Resolution in raster/grid context is the "cellssize", or the width/height in a certain unit (meter, feet etc) of each cell/pixel in the grid.

I have seen the term precision used in two ways with grids:

1. Most of the time, the same as you referred to, the accuracy of the measurement
2. Datatype being used for cell/band values, e.g float, double, integers
• As far as number one is concerned, this would refer to the idea of the terrain model being a measurement of its real world counterpart? Aug 17, 2013 at 15:01
• And with this answer in mind - as I mention at the end - is it erroneous to say that the terrain (in the image from my post) has lost precision from its original representation? Aug 17, 2013 at 15:04

A DTM is an approximation from which it is possible to infer meaning about the world. Publishers of height data tend to give measurements of how closely a model fits the real world. But that does not tell you how well it will infer meaning for a particular question.

For example, if you want to calculate gradient for a very flat area of land a sparse model will be sufficient. The same model will be much less useful in terrain with very close canyons and steep cliff edges.

It is possible to use sparse data to model the world and correctly infer meaning if the data is right for that particular purpose. It is also possible to yield bad results from accurate and precise data.

Low resolution data can give accurate predictions about a specific phenomena if it is suitable for that particular use.
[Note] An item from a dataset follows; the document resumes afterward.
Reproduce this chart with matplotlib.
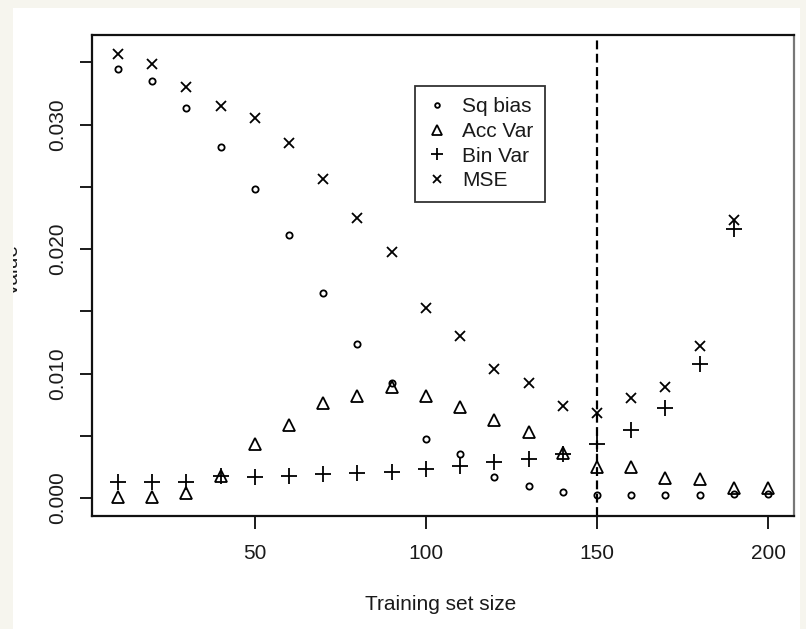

• So are you saying precision and resolution are different in this context? Aug 19, 2013 at 2:39
• Its difficult to not get bogged down in semantics. You can say that higher resolution is better than low resolution, and quantify that using precision and accuracy. But most of the time analysis is performed to answer a particular question and you want to get the right answer. Is the data precise enough for your analysis? This is certainly linked to resolution but it is more complicated than just resolution. Aug 19, 2013 at 13:15

In practice, a DEM of a resolution of 90m means that only one altitude value is attributed to a square of 90*90m size. How accurate is that unique value? The answer to that question drive to the notion of precision. A DEM of 90m resolution may have a precision of 2m. By the same way, a DEM of 45m resolution may have a precision of 10m. In a nutshell, It is meaningful to work with a DEM of both higher resolution and precision. Hope this helps.